Drag-and-drop data mining software for the classroom

The drag-and-drop (D&D) concept in data mining tools is very neat. You "drag" icons (aka "nodes") that do different operations, and "connect" them to create a data mining process. This is also called "graphical programming". What I especially like about it is that it keeps the big picture in your mind rather than getting blinded by analysis details. The end product is also much easier to present and document.

There has been quite a bonanza lately with a few of the major D&D data mining software tools. Clementine (by SPSS - now IBM) is now called "IBM SPSS Modeler". Insightful Miner (by Insightful - now TIBCO) is now TIBCO Spotfire Miner. SAS Enterprise Miner remains SAS EM. And STATISTICA Data Miner by StatSoft also remains in the same hands.

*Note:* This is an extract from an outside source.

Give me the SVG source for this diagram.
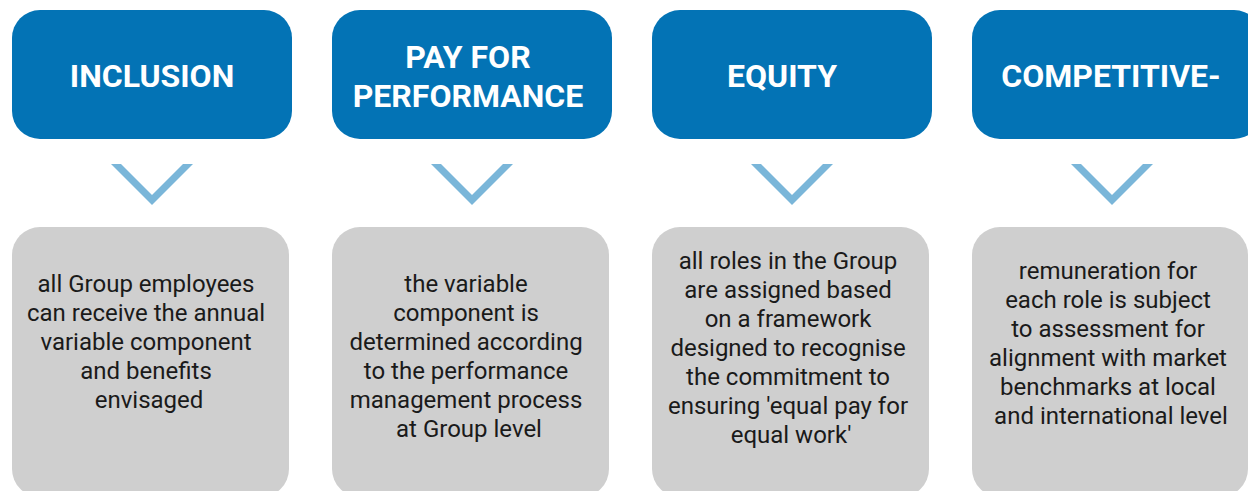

There's a good comparison of these four tools (and two more non-d&d, menu driven tools: KXEN and XLMiner) on The 2006 article by Nisbet compares performance, pricing, and more.

Let me look at the choice of a D&D package from the perspective of a professor teaching a data mining course in a business school. My own considerations are: (1) easy and fast to learn, (2) easy for my students to access, (3) cheap enough for our school to purchase, and (4) reasonably priced for students after they graduate. It's also nice to have good support (when things break down or when you just can't figure something out). And some instructors also like additional teaching materials.

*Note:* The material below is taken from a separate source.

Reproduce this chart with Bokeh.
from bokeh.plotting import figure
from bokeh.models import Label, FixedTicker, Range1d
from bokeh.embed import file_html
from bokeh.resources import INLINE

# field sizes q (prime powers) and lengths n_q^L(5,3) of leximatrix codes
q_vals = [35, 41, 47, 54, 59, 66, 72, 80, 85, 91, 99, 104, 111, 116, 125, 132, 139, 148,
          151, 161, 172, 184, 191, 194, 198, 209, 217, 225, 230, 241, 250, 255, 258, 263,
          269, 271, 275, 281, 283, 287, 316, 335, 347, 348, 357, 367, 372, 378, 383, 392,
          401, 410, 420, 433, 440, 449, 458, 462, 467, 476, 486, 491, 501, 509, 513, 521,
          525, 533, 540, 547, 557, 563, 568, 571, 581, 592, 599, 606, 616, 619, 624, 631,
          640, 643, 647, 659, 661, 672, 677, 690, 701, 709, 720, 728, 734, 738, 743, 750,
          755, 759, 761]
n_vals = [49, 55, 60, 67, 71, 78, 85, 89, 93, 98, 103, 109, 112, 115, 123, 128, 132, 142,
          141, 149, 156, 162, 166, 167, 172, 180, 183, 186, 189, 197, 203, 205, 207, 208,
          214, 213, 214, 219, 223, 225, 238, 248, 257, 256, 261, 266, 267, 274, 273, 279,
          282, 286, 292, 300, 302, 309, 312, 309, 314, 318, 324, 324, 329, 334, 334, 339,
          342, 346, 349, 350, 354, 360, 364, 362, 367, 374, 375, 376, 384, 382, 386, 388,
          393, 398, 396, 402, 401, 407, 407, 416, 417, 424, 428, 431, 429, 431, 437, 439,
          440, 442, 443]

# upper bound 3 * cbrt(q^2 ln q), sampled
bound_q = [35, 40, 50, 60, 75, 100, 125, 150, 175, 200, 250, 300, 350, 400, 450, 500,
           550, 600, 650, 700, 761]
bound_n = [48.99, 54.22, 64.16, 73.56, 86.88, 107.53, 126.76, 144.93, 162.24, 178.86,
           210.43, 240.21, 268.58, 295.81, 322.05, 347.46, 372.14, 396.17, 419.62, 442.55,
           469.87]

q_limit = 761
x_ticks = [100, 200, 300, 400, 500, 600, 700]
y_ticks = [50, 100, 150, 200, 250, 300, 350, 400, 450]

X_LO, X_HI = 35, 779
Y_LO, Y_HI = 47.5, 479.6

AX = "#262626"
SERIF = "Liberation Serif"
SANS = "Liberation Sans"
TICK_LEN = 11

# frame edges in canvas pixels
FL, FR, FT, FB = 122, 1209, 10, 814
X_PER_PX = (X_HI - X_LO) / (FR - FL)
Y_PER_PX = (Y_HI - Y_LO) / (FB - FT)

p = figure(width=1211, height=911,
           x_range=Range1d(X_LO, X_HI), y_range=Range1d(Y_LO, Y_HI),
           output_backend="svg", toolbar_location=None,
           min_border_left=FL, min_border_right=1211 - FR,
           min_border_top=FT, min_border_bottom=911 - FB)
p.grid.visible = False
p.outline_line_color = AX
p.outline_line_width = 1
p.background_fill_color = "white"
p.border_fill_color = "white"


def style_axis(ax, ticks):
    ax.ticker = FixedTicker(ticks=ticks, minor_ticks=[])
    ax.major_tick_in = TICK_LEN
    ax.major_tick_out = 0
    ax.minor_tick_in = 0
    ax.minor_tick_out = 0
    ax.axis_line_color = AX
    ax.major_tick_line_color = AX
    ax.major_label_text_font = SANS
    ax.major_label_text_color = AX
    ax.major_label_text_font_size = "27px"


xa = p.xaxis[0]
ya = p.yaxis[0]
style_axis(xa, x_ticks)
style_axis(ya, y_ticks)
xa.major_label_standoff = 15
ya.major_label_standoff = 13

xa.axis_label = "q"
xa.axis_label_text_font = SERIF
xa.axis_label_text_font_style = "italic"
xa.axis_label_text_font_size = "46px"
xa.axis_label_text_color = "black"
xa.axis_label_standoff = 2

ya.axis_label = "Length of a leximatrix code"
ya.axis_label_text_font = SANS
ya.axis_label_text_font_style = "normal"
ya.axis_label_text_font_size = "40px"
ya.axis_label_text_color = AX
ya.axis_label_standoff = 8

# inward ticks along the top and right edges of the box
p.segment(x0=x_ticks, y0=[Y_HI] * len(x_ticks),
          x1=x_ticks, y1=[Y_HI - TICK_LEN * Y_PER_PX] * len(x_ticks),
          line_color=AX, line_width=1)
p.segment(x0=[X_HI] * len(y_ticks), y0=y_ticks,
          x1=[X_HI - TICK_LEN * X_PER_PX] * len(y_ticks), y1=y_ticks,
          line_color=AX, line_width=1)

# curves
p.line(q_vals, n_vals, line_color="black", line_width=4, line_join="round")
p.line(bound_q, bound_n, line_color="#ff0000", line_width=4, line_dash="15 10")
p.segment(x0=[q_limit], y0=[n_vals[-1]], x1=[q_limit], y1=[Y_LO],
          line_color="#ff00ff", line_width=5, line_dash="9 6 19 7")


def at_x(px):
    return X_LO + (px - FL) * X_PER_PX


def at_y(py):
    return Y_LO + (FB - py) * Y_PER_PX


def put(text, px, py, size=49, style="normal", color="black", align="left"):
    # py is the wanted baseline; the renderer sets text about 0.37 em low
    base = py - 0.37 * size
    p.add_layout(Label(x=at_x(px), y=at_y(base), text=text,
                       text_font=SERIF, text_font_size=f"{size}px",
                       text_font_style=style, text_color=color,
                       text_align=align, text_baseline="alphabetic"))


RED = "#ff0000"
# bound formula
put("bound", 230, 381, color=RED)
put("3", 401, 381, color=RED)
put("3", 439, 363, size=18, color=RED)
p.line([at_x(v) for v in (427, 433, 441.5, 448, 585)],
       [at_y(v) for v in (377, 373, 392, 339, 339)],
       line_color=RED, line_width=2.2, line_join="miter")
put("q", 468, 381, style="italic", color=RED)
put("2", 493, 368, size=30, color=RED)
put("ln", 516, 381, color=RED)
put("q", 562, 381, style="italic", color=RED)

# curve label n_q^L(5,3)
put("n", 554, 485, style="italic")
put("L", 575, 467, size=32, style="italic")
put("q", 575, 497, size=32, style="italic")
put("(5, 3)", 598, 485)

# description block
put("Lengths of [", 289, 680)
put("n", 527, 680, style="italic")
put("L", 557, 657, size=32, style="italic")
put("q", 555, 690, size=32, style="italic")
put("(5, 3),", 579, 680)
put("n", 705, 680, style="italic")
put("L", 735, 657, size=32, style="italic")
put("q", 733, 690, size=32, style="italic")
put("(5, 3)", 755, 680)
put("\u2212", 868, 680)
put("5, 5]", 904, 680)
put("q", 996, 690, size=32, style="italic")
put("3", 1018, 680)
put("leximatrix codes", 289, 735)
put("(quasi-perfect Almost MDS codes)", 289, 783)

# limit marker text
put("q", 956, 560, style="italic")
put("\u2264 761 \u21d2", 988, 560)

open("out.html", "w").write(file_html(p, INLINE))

I've had the longest experience with SAS EM, but it has been a struggle. At first we had individual student licenses, where each student had to download the software from a set of CDs that I had to circulate between them. The size of the software choked too many computers. So we moved to the server version (that allows students to use the software through our portal), but that has been excruciatingly slow. The server version is also quite expensive to the school. The potential solution was to move to using the "SAS on demand" product, where the software is accessed online and sits on the SAS servers. SAS offers this through the SAS on demand for Academics (SODA) program and it is faster. However, as I ranted in another post, SODA currently can only load SAS datasets. And finally, SAS EM is extremely expensive outside of academia. The likelihood that my students would have access to it in their post-graduation job was therefore low.

I recently discovered Spotfire Miner (by TIBCO) and played around with it. Very fast and easy to learn, runs fast, and happily accepts a wide range of data file types. Cost for industry is currently $349/month. For use in the classroom it is free to both instructor and students! (as part of TIBCO's University Program).

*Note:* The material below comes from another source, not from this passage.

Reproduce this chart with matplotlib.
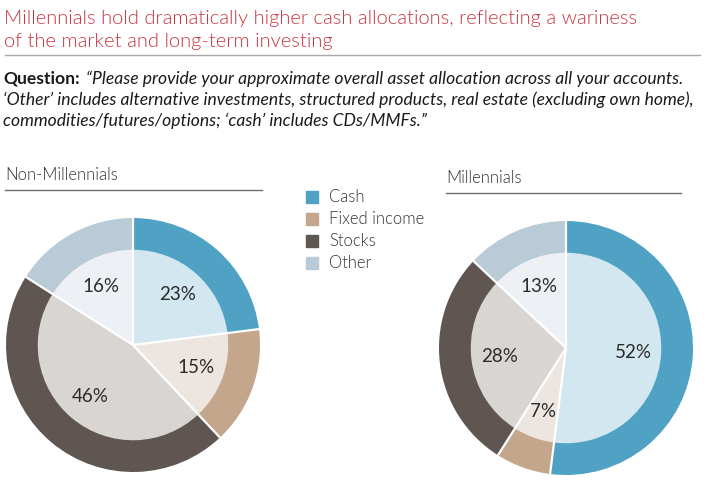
import numpy as np
import matplotlib.pyplot as plt

plt.rcParams['font.family'] = ['Lato', 'DejaVu Sans']

# Datos
categorias = ['Cash', 'Fixed income', 'Stocks', 'Other']
no_millennials = [23, 15, 46, 16]
millennials = [52, 7, 28, 13]

colores_fuera = ['#4fa2c3', '#c4a68c', '#5f5651', '#b8cbd7']
colores_dentro = ['#d2e7f0', '#ede6e0', '#d9d5d3', '#edf0f4']

titulo_1 = 'Millennials hold dramatically higher cash allocations, reflecting a wariness'
titulo_2 = 'of the market and long-term investing'
pregunta_1 = '\u201cPlease provide your approximate overall asset allocation across all your accounts.'
pregunta_2 = '\u2018Other\u2019 includes alternative investments, structured products, real estate (excluding own home),'
pregunta_3 = 'commodities/futures/options; \u2018cash\u2019 includes CDs/MMFs.\u201d'

W, H = 710, 488
fig = plt.figure(figsize=(W/100, H/100), dpi=100)
fig.patch.set_facecolor('white')


def texto(x, y, s, **kw):
    # x, y en pixeles desde arriba a la izquierda (y = linea base)
    return fig.text(x/W, 1 - y/H, s, va='baseline', ha='left', **kw)


# Titulo y pregunta
texto(4, 24, titulo_1, color='#c8343f', fontsize=14.5, fontweight=300)
texto(4, 47, titulo_2, color='#c8343f', fontsize=14.5, fontweight=300)
fig.add_artist(plt.Line2D([5/W, 700/W], [1 - 55/H, 1 - 55/H], color='#a8a8a8', lw=1))
texto(3, 84, 'Question:', fontsize=12.6, fontweight='bold', color='#1a1a1a')
texto(86, 84, pregunta_1, fontsize=12.6, style='italic', color='#1a1a1a')
texto(3, 105, pregunta_2, fontsize=12.6, style='italic', color='#1a1a1a')
texto(3, 126, pregunta_3, fontsize=12.6, style='italic', color='#1a1a1a')


def dona(cx, cy, valores, subtitulo, x0, x1, ysub):
    R = 127
    lado = 2 * R + 6
    ax = fig.add_axes([(cx - lado/2)/W, (H - cy - lado/2)/H, lado/W, lado/H])
    ax.pie(valores, colors=colores_fuera, startangle=90, counterclock=False, radius=1.0)
    ax.pie(valores, colors=colores_dentro, startangle=90, counterclock=False, radius=0.75)
    acum = np.cumsum([0] + valores)
    for a in acum[:-1]:
        ang = np.deg2rad(90 - a * 3.6)
        ax.plot([0, np.cos(ang)], [0, np.sin(ang)], color='white', lw=1.6,
                solid_capstyle='butt')
    for i, v in enumerate(valores):
        ang = np.deg2rad(90 - (acum[i] + v / 2) * 3.6)
        ax.text(0.53 * np.cos(ang), 0.53 * np.sin(ang), f'{v}%', ha='center', va='center',
                fontsize=13.5, color='#2b2b2b')
    lim = lado / 2 / R
    ax.set_xlim(-lim, lim)
    ax.set_ylim(-lim, lim)
    ax.set_aspect('equal')
    ax.axis('off')
    texto(x0, ysub, subtitulo, fontsize=12, color='#333333', fontweight=300)
    fig.add_artist(plt.Line2D([x0/W, x1/W], [1 - (ysub + 10)/H, 1 - (ysub + 10)/H],
                              color='#6e6e6e', lw=1))


dona(133, 345, no_millennials, 'Non-Millennials', 5, 262, 180)
dona(566, 348, millennials, 'Millennials', 446, 681, 183)

# Leyenda
for i, c in enumerate(categorias):
    y = 197 + 22 * i
    fig.patches.append(plt.Rectangle((306/W, 1 - (y + 6)/H), 12/W, 12/H,
                                     transform=fig.transFigure, color=colores_fuera[i]))
    fig.text(329/W, 1 - y/H, c, fontsize=12, color='#333333', va='center', ha='left',
             fontweight=300)

fig.savefig('out.png', dpi=100)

I can't say much about IBM SPSS Modeler (previously known as Clementine) or StatSoft's STATISTICA Data Miner, except that after looking thoroughly through their websites I couldn't find any mention of pricing for academia or for industry. And I usually don't like the "request a quote" which tends to leave my mailbox full of promotional materials forever (probably the result of a data mining algorithm used for direct marketing!). Is the academic version identical to the full-blown version? is it a standalone installation or do you install it on a server?

For instructors who like extra materials: SAS offers a wealth of data mining teaching materials (you must contact them to receive the materials). StatSoft has a nice series of YouTube videos on different data mining topics and a brief PDF tutorial on data mining (they also have the awesome free Electronic Statistics Textbook which is a bit like an encyclopedia). I don't know of data mining teaching materials for the other packages (and couldn't find any on their websites).

It would be great to hear from other instructors and MBA students about their classroom (and post-graduation) experience with D&D software.

Wednesday, January 06, 2010

Creating map charts

With the growing amount of available geographical data, it is useful to be able to visualize one's data on top of a map. Visualizing numeric and/or categorical information on top of a map is called a map chart.

Two student teams in my Fall data mining class explored and displayed their data on map charts: one team compared economic, political, and well-being measures across different countries in the world. By linking a world map to their data, they could use color (hue and shading) to compare countries and geographical areas on those measures. Here's an example of two maps that they used. The top map uses shading to denote the average "well-being" score of a country (according to a 2004 Gallup poll), and the bottom map uses shading to denote the country's GDP. In both maps darker means higher.

Another team used a map to compare nursing homes in the US, in terms of quality of care scores. Their map below show the average quality of nursing home in each US State (darker means higher quality).These two sets of maps were created using TIBCO Spotfire. Following many requests, here is an explanation of how to create a map chart in Spotfire. Once you have your ordinary data file open, there are 3 steps to add the map component:
  1. Obtain the threesome of "shapefiles" needed to plot the map of interest: .shp file, .dbf file, and .shx file (see Wikipedia for an explanation of each)
  2. Open the shapefile in Spotfire (Open>New Visualization> Map Chart, then upload the shp file in Map Chart Properties> Data tab> Map data table)
  3. Link the map table to your data table using the Map Chart Properties> Data tab > Related data table for coloring (you will need a unique identifier linking your data table with the map table)
The tricky part is obtaining shapefiles. One good source with free files is Blue Marble Geographics (thanks to Dan Curtis for this tip!). For US state and county data, shapefiles can be obtained from the US Census Bureau website (thanks to Ben Meadema for this one!) I'm still in search for more sources (for Europe and Asia, for instance).

I thank Smith MBA students Dan Curtis, Erica Eisenhart, John Geraghty and Ben Meadema for their contributions to this post.